See, the past few years, Oyamel, one of my favorite work neighborhood restaurants celebrates squash blossom season by adding a few blossomy dishes to the menu. One of them, is goat cheese stuffed blossoms in a vera cruz style sauce.
In the end, mine looked nada like Jose Andres’ but tasted just as good…if I do say so myself!
The good news for you (and for me, really) was that they were really easy, and quick to make. I’d say they’re the perfect appetizer for just those reasons. The bad news for you (and for me) was that they were really easy, and quick to make. Okay, I’m not gonna say exactly how many stuffed blossoms I ended up eating…but let’s just say I made six…and there were maybe, perhaps, I think, something like two left…because I thought, “Hmmmm. I should save these for…someone…else?” Sue me!! I love goat cheese.
Inspired by Jose Andres, with guidance from Saveur
- 1 white onion, peeled and diced
- 2 garlic cloves, peeled and minced
- 1 tbsp. extra-virgin olive oil
- 14oz can diced, low-sodium tomatoes
- 1/4c large green olives, pitted and chopped
- 2 tbsp. capers, rinsed
- 1tbsp fresh rosemary, chopped
- 1tsp marjoram
- 1⁄2 tsp. dried Mexican oregano
- 1 bay leaves
- Freshly ground black pepper
- 6 large squash blossoms
- 1 small pack of herbed goat cheese (they come in two sizes, big and small, get the small)
- 2 limes, juiced
In a sauté pan over medium heat place the diced onion and olive oil…mix it up and let it cook until they’re softened…about 5 minutes. Add the garlic and cook for another minute or so.
Add tomatoes and cook for 10 minutes. Add olives, capers, rosemary, marjoram, oregano, and bay leaves. Season with salt and pepper; simmer over low heat for about 20 minutes.

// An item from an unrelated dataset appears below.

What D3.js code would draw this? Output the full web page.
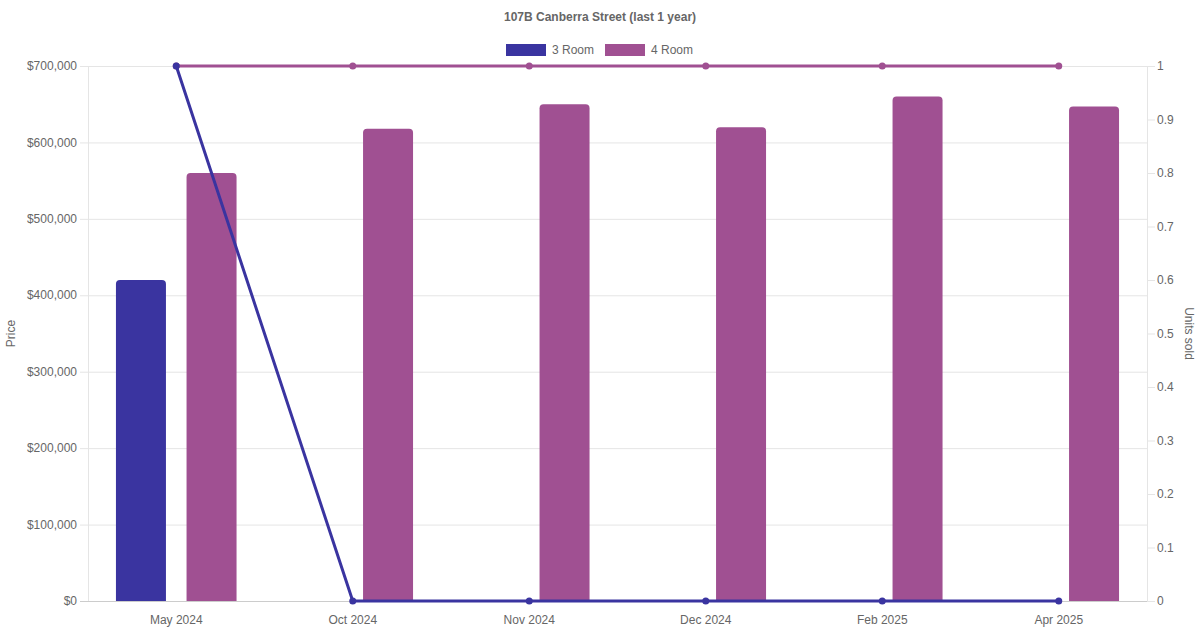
<!DOCTYPE html>
<html>
<head>
<meta charset="utf-8">
<script src="https://cdn.jsdelivr.net/npm/d3@7"></script>
<style>
  html, body { margin: 0; padding: 0; background: #fff; }
  svg { display: block; font-family: "Liberation Sans", Arial, Helvetica, sans-serif; }
</style>
</head>
<body>
<svg id="chart" width="1200" height="630"></svg>
<script>
const categories = ["May 2024", "Oct 2024", "Nov 2024", "Dec 2024", "Feb 2025", "Apr 2025"];
const seriesNames = ["3 Room", "4 Room"];
const price3Room = [420000, null, null, null, null, null];
const price4Room = [560000, 618000, 650000, 620000, 660000, 647000];
const units3Room = [1, 0, 0, 0, 0, 0];
const units4Room = [1, 1, 1, 1, 1, 1];
const priceTicks = [0, 100000, 200000, 300000, 400000, 500000, 600000, 700000];
const unitTicks = [0, 0.1, 0.2, 0.3, 0.4, 0.5, 0.6, 0.7, 0.8, 0.9, 1];
const colors = ["#3a34a0", "#a05092"];

const W = 1200, H = 630;
const m = { left: 88, right: 1147, top: 66, bottom: 601 };
const svg = d3.select("#chart");
const textColor = "#666";

const x = d3.scaleBand().domain(categories).range([m.left, m.right]).padding(0);
const yP = d3.scaleLinear().domain([0, 700000]).range([m.bottom, m.top]);
const yU = d3.scaleLinear().domain([0, 1]).range([m.bottom, m.top]);

// gridlines (price axis)
const grid = svg.append("g");
priceTicks.forEach(t => {
  grid.append("line")
    .attr("x1", m.left - 8).attr("x2", m.right)
    .attr("y1", yP(t) + 0.5).attr("y2", yP(t) + 0.5)
    .attr("stroke", t === 0 ? "#ccc" : "#e5e5e5").attr("stroke-width", 1);
});
// left axis line
svg.append("line").attr("x1", m.left + 0.5).attr("x2", m.left + 0.5)
  .attr("y1", m.top).attr("y2", m.bottom).attr("stroke", "#e5e5e5");
// right axis line + ticks
svg.append("line").attr("x1", m.right + 0.5).attr("x2", m.right + 0.5)
  .attr("y1", m.top).attr("y2", m.bottom).attr("stroke", "#e5e5e5");
unitTicks.forEach(t => {
  svg.append("line").attr("x1", m.right).attr("x2", m.right + 8)
    .attr("y1", yU(t) + 0.5).attr("y2", yU(t) + 0.5).attr("stroke", "#e5e5e5");
});

// left tick labels
const fmt = d => "$" + d3.format(",")(d);
svg.append("g").selectAll("text").data(priceTicks).join("text")
  .attr("x", m.left - 11).attr("y", d => yP(d)).attr("dy", "0.35em")
  .attr("text-anchor", "end").attr("font-size", 12).attr("fill", textColor)
  .text(fmt);
// right tick labels
svg.append("g").selectAll("text").data(unitTicks).join("text")
  .attr("x", m.right + 10).attr("y", d => yU(d)).attr("dy", "0.35em")
  .attr("text-anchor", "start").attr("font-size", 12).attr("fill", textColor)
  .text(d => d3.format("~g")(d));
// x tick labels
svg.append("g").selectAll("text").data(categories).join("text")
  .attr("x", d => x(d) + x.bandwidth() / 2).attr("y", 624)
  .attr("text-anchor", "middle").attr("font-size", 12).attr("fill", textColor)
  .text(d => d);

// axis titles
svg.append("text").attr("transform", `translate(15,${(m.top + m.bottom) / 2}) rotate(-90)`)
  .attr("text-anchor", "middle").attr("font-size", 12).attr("fill", textColor).text("Price");
svg.append("text").attr("transform", `translate(1185,${(m.top + m.bottom) / 2}) rotate(90)`)
  .attr("text-anchor", "middle").attr("font-size", 12).attr("fill", textColor).text("Units sold");

// bars
const inner = d3.scaleBand().domain(seriesNames).range([0, x.bandwidth()]).paddingInner(0).paddingOuter(0);
const catPad = x.bandwidth() * 0.1;
const inner2 = d3.scaleBand().domain(seriesNames).range([catPad, x.bandwidth() - catPad]);
const barW = Math.min(50, inner2.bandwidth() * 0.9);
function roundedTop(x0, y0, w, h, r) {
  r = Math.min(r, h, w / 2);
  return `M${x0},${y0 + h}V${y0 + r}Q${x0},${y0} ${x0 + r},${y0}H${x0 + w - r}Q${x0 + w},${y0} ${x0 + w},${y0 + r}V${y0 + h}Z`;
}
const priceSeries = [price3Room, price4Room];
priceSeries.forEach((vals, si) => {
  svg.append("g").selectAll("path").data(categories.map((c, i) => ({ c, v: vals[i] })).filter(d => d.v != null))
    .join("path")
    .attr("d", d => {
      const cx = x(d.c) + inner2(seriesNames[si]) + inner2.bandwidth() / 2;
      const top = yP(d.v);
      return roundedTop(cx - barW / 2, top, barW, m.bottom - top, 4);
    })
    .attr("fill", colors[si]);
});

// lines
const unitSeries = [units3Room, units4Room];
const line = d3.line().x((d, i) => x(categories[i]) + x.bandwidth() / 2).y(d => yU(d));
[1, 0].forEach(si => {
  const vals = unitSeries[si];
  svg.append("path").datum(vals).attr("d", line).attr("fill", "none")
    .attr("stroke", colors[si]).attr("stroke-width", 3);
  svg.append("g").selectAll("circle").data(vals).join("circle")
    .attr("cx", (d, i) => x(categories[i]) + x.bandwidth() / 2)
    .attr("cy", d => yU(d)).attr("r", 3.5).attr("fill", colors[si]);
});

// title
svg.append("text").attr("x", 600).attr("y", 21).attr("text-anchor", "middle")
  .attr("font-size", 12).attr("font-weight", "bold").attr("fill", textColor)
  .text("107B Canberra Street (last 1 year)");

// legend
const legend = [{ name: seriesNames[0], x: 506 }, { name: seriesNames[1], x: 605 }];
legend.forEach((l, i) => {
  svg.append("rect").attr("x", l.x).attr("y", 44).attr("width", 40).attr("height", 12).attr("fill", colors[i]);
  svg.append("text").attr("x", l.x + 46).attr("y", 54).attr("font-size", 12).attr("fill", textColor).text(l.name);
});
</script>
</body>
</html>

While that simmers, start stuffing the blossoms. In a bowl, mix the goat cheese with the lime juice and stir until combined. Place mixture in a piping bag, or a plastic sandwich baggie with a corner cut off. Carefully open a blossom – they tear very easily so be gentle…you may have to gently pull the openings apart like you would open a bag of chips – pulling opposite sides from more sturdy parts of the blossom. Once open, insert the tip of your piping bag and fill the blossom. Stop just short of the frilly opening. Repeat with all six blossoms.
Gently nestle the blossoms in the pan, cover, and cook for about 8 minutes or so. Some of the cheese will have oozed out, making the vera cruz sauce/marinade creamy…yummy! Discard the bay leaf and serve!